Elles peuvent être lancées « par des communautés d’individus », comme dans le cas de Nadia Daam, « des groupes politiques », voire même des entreprises – l’ONG cite l’exemple de deux sociétés brésiliennes, JBS et 4Buzz, qui ont financé la mise en avant d’un faux reportage diffamant, apparaissait dans les résultats des moteurs de recherche chaque fois que le nom du journaliste Leonardo Sakamoto était écrit.

« Harceler n’a jamais été aussi peu coûteux »

Mais RSF souligne que des Etats sont aussi à l’origine de ces campagnes de cyberharcèlement. Russie, Chine, Inde, Turquie, Vietnam, Iran ou encore Algérie sont notamment accusés.

En Inde par exemple, la journaliste Rana Ayyub est apparue sur une liste de journalistes à cibler établie par l’équipe de campagne de Narendra Modi, aujourd’hui premier ministre. Depuis, les attaques sont incessantes, menées par les soutiens du régime superactifs en ligne, surnommés « yoddhas » par Narendra Modi. « On m’a traitée de prostituée. Mon visage a été apposé à la photo d’un corps nu et la photo de ma mère a été prise sur mon compte Instagram et “photoshopée” de toutes les manières possibles », a-t-elle confié à RSF. Idem en Equateur, où l’ancien président Rafael Correa avait cité en 2016 le nom de cinq journalistes du pays ayant participé à l’enquête internationale sur les « Panama Papers ».

Des opérations qui font parfois partie de dispositifs plus larges visant à nuire à la presse, consistant à noyer le contenu journalistique sur les réseaux sociaux « sous un flot de fausses nouvelles et de contenus en faveur du régime », explique l’ONG. Pour mettre en place ces opérations d’ampleur, les commanditaires font appel à « des activistes ou des sous-traitants précaires, rémunérés pour rendre des histoires virales ou pour lancer des campagnes avec l’objectif de discréditer ou d’attaquer les journalistes et de diffuser leur propagande ».

Ils commandent aussi les services d’entreprises permettant d’acheter à peu de frais des abonnés, des « j’aime » ou des partages en masse, permettant d’amplifier artificiellement la visibilité des campagnes. « Harceler un journaliste de manière massive n’a jamais été aussi simple – et aussi peu coûteux », dénonce RSF, en fustigeant les entreprises comme Devumi qui vendent des « vues » et autres « likes ». L’usage de bots, des programmes automatisés, est aussi répandu, tout comme la « sponsorisation » de publications, qui consiste à payer pour que celles-ci gagnent en visibilité sur un réseau social par exemple.

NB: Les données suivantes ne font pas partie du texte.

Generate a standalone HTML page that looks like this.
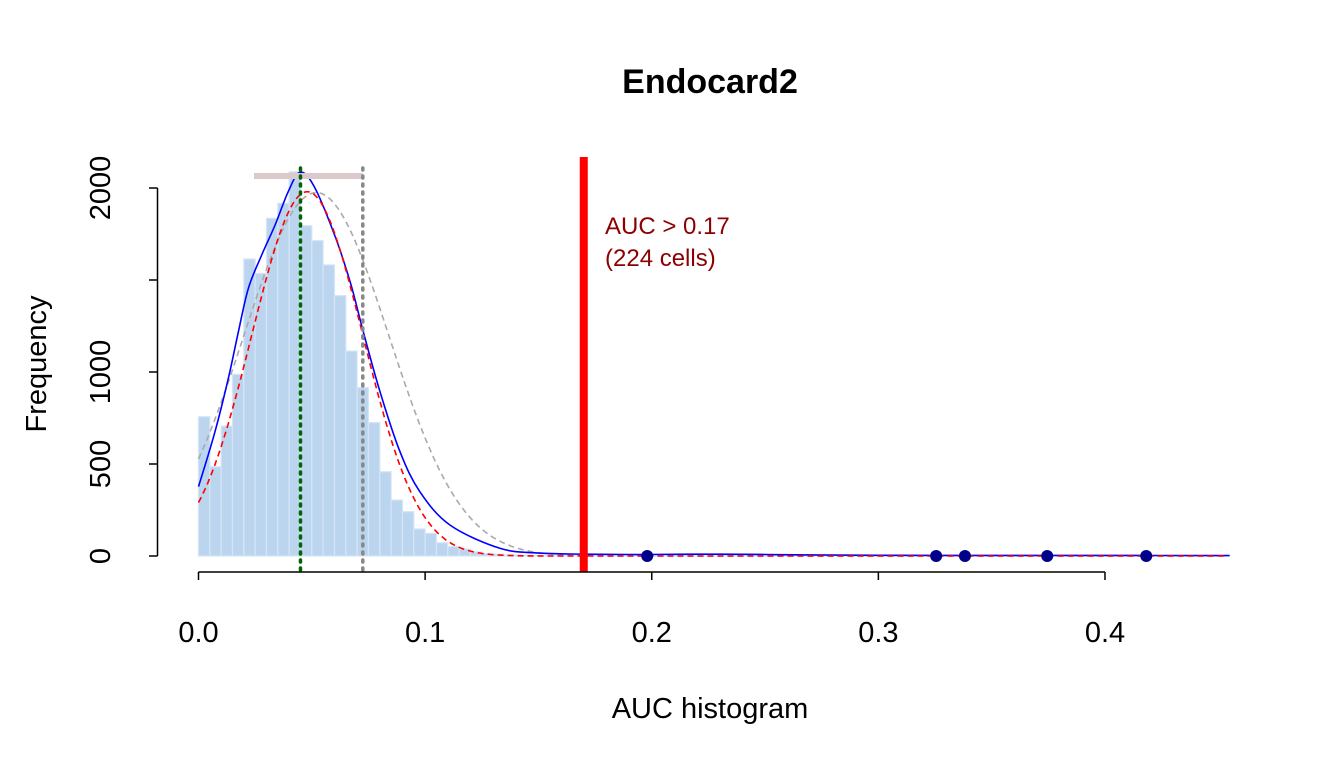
<!DOCTYPE html>
<html><head><meta charset="utf-8"><style>
html,body{margin:0;padding:0;background:#fff;}
svg{display:block;font-family:"Liberation Sans",Arial,sans-serif;}
</style></head><body>
<svg id="chart" width="1344" height="768" viewBox="0 0 1344 768">
<text x="710" y="93" font-size="34" font-weight="bold" text-anchor="middle">Endocard2</text>
<text x="710" y="718" font-size="29" text-anchor="middle">AUC histogram</text>
<text transform="translate(46,364) rotate(-90)" font-size="29" text-anchor="middle">Frequency</text>
<g id="bars"></g>
<g id="curves"></g>
<g id="marks"></g>
<g id="axes"></g>
</svg>
<script>
const binWidth = 0.005;
const binStart = 0;
const counts = [757,485,706,987,1614,1536,1835,1917,2088,1795,1714,1582,1415,1114,915,725,458,304,241,147,123,72,51,38,22,14,10,6,4,3,2,2,1,1,1,1,1,1,1,1,1,1,1,1,1,1,1,1,1,1,1,1,1,1,1,1,1,1,1,1,1,1,1,1,1,1,1,1,1,1,1,1,1,1,1,1,1,1,1,1,1,1,1,1,1,1,1,1,1,1,1];
const densityX = [0,0.0073,0.0132,0.0176,0.022,0.0279,0.0338,0.0396,0.0447,0.0507,0.0595,0.0669,0.0727,0.0801,0.0889,0.0977,0.111,0.133,0.15,0.17,0.19,0.21,0.23,0.25,0.27,0.3,0.35,0.4,0.455];
const densityY = [377,676,967,1219,1455,1636,1799,1980,2085,2016,1763,1491,1219,893,567,349,168,42,16,10,8,9,10,8,6,4,3,3,2];
const outliers = [0.198, 0.3255, 0.3382, 0.3745, 0.4182];
const threshold = 0.17;
const modeLine = 0.045;
const meanLine = 0.0725;
const rangeBar = [0.0245, 0.0725];
const redFit = {mean:0.048, sd:0.0245, peak:1980};
const greyFit = {mean:0.052, sd:0.032, peak:1975};
const xTicks = [0, 0.1, 0.2, 0.3, 0.4];
const xTickLabels = ["0.0","0.1","0.2","0.3","0.4"];
const yTicks = [0, 500, 1000, 1500, 2000];
const yTickLabels = ["0","500","1000","","2000"];

const NS = "http://www.w3.org/2000/svg";
const X = v => 198.5 + v * (1105 - 198.5) / 0.4;
const Y = v => 556 - v * (556 - 188) / 2000;
function mk(tag, attrs, parent){const e=document.createElementNS(NS,tag);for(const k in attrs)e.setAttribute(k,attrs[k]);parent.appendChild(e);return e;}

const bars = document.getElementById('bars');
counts.forEach((c,i)=>{
  const x0 = X(binStart + i*binWidth), x1 = X(binStart + (i+1)*binWidth);
  const r = mk('rect',{x:x0,y:Y(c),width:x1-x0,height:Y(0)-Y(c),fill:'#bcd5ef',stroke:'#d4e5f7','stroke-width':1.2},bars);
  
  
});

const curves = document.getElementById('curves');
function pathFrom(fn){let d='';for(let v=0;v<=0.455;v+=0.001){d+=(d?'L':'M')+X(v).toFixed(1)+','+Y(fn(v)).toFixed(1);}return d;}
const gauss = p => v => p.peak*Math.exp(-0.5*Math.pow((v-p.mean)/p.sd,2));
function smoothPath(xs, ys){
  const pts = xs.map((x,i)=>[X(x),Y(ys[i])]);
  let d = 'M'+pts[0][0].toFixed(1)+','+pts[0][1].toFixed(1);
  for(let i=0;i<pts.length-1;i++){
    const p0=pts[i-1]||pts[i], p1=pts[i], p2=pts[i+1], p3=pts[i+2]||p2;
    const c1=[p1[0]+(p2[0]-p0[0])/6,p1[1]+(p2[1]-p0[1])/6];
    const c2=[p2[0]-(p3[0]-p1[0])/6,p2[1]-(p3[1]-p1[1])/6];
    d+=`C${c1[0].toFixed(1)},${c1[1].toFixed(1)} ${c2[0].toFixed(1)},${c2[1].toFixed(1)} ${p2[0].toFixed(1)},${p2[1].toFixed(1)}`;
  }
  return d;
}
const g = mk('path',{d:pathFrom(gauss(greyFit)),fill:'none',stroke:'#aaaaaa','stroke-width':1.6,'stroke-dasharray':'6,4'},curves);


const b = mk('path',{d:smoothPath(densityX,densityY),fill:'none',stroke:'#0000ff','stroke-width':1.6},curves);


const r = mk('path',{d:pathFrom(gauss(redFit)),fill:'none',stroke:'#ff0000','stroke-width':1.6,'stroke-dasharray':'6,4'},curves);



const marks = document.getElementById('marks');
const rb = mk('line',{x1:X(rangeBar[0]),x2:X(rangeBar[1]),y1:176,y2:176,stroke:'#dcc9c9','stroke-width':6},marks);


const gl = mk('line',{x1:X(modeLine),x2:X(modeLine),y1:168,y2:571,stroke:'#006400','stroke-width':3.5,'stroke-dasharray':'2,6','stroke-linecap':'round'},marks);


const ml = mk('line',{x1:X(meanLine),x2:X(meanLine),y1:168,y2:571,stroke:'#888888','stroke-width':3.5,'stroke-dasharray':'2,6','stroke-linecap':'round'},marks);


outliers.forEach(o=>{
  const c = mk('circle',{cx:X(o),cy:556,r:6,fill:'#00008b'},marks);
  
  
});
const tl = mk('line',{x1:X(threshold),x2:X(threshold),y1:157,y2:572,stroke:'#ff0000','stroke-width':8},marks);


const t1 = mk('text',{x:605,y:234,'font-size':24,fill:'#8b0000'},marks);
t1.textContent = 'AUC > ' + threshold;


const t2 = mk('text',{x:605,y:266,'font-size':24,fill:'#8b0000'},marks);
t2.textContent = '(224 cells)';



const axes = document.getElementById('axes');
mk('line',{x1:X(xTicks[0]),x2:X(xTicks[xTicks.length-1]),y1:572,y2:572,stroke:'#000','stroke-width':1.5},axes);
xTicks.forEach((t,i)=>{
  mk('line',{x1:X(t),x2:X(t),y1:572,y2:580,stroke:'#000','stroke-width':1.5},axes);
  const tx = mk('text',{x:X(t),y:642,'font-size':29,'text-anchor':'middle'},axes);
  tx.textContent = xTickLabels[i];
  
  
});
mk('line',{x1:157.5,x2:157.5,y1:Y(yTicks[0]),y2:Y(yTicks[yTicks.length-1]),stroke:'#000','stroke-width':1.5},axes);
yTicks.forEach((t,i)=>{
  mk('line',{x1:149,x2:157.5,y1:Y(t),y2:Y(t),stroke:'#000','stroke-width':1.5},axes);
  if(yTickLabels[i]){
    const ty = mk('text',{transform:`translate(110,${Y(t)}) rotate(-90)`,'font-size':29,'text-anchor':'middle'},axes);
    ty.textContent = yTickLabels[i];
    
    
  }
});
</script>
</body></html>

Donald Trump « encourage »

Au passage, l’ONG égratigne aussi le président états-unien. Sans l’accuser d’être à l’origine de telles campagnes, elle lui reproche le climat qu’il instaure, en n’ayant « de cesse de haranguer les journalistes, les taxant de “fake news” à chaque nouvelle publiée n’allant pas dans son sens ». Un comportement qui « encourage », selon RSF, les incivilités en ligne.

Comment lutter contre ce phénomène ? L’organisation émet 25 recommandations, destinées aux Etats, aux organisations internationales, aux plates-formes, aux médias, mais aussi aux annonceurs. Aux premiers, elle demande notamment de « renforcer le cadre légal permettant la répression du harcèlement des journalistes en ligne, et l’appliquer strictement » et de ne pas, eux-mêmes, lancer ce type de campagne. Elle leur recommande aussi, point délicat, de « renforcer la responsabilité des plates-formes en ligne (…), sans pour autant leur conférer un pouvoir de contrôle des contenus ou de censure ».

Ces dernières devraient, selon Reporters sans frontières, faire preuve de davantage de transparence sur leurs règles de modération, et faire attention « à ce que ces règles ne soient pas détournées de leur finalité pour faire taire des journalistes » – lors de campagnes de harcèlement, les comptes de journalistes sont souvent « signalés » par de nombreux internautes mal intentionnés pour demander leur fermeture aux plates-formes.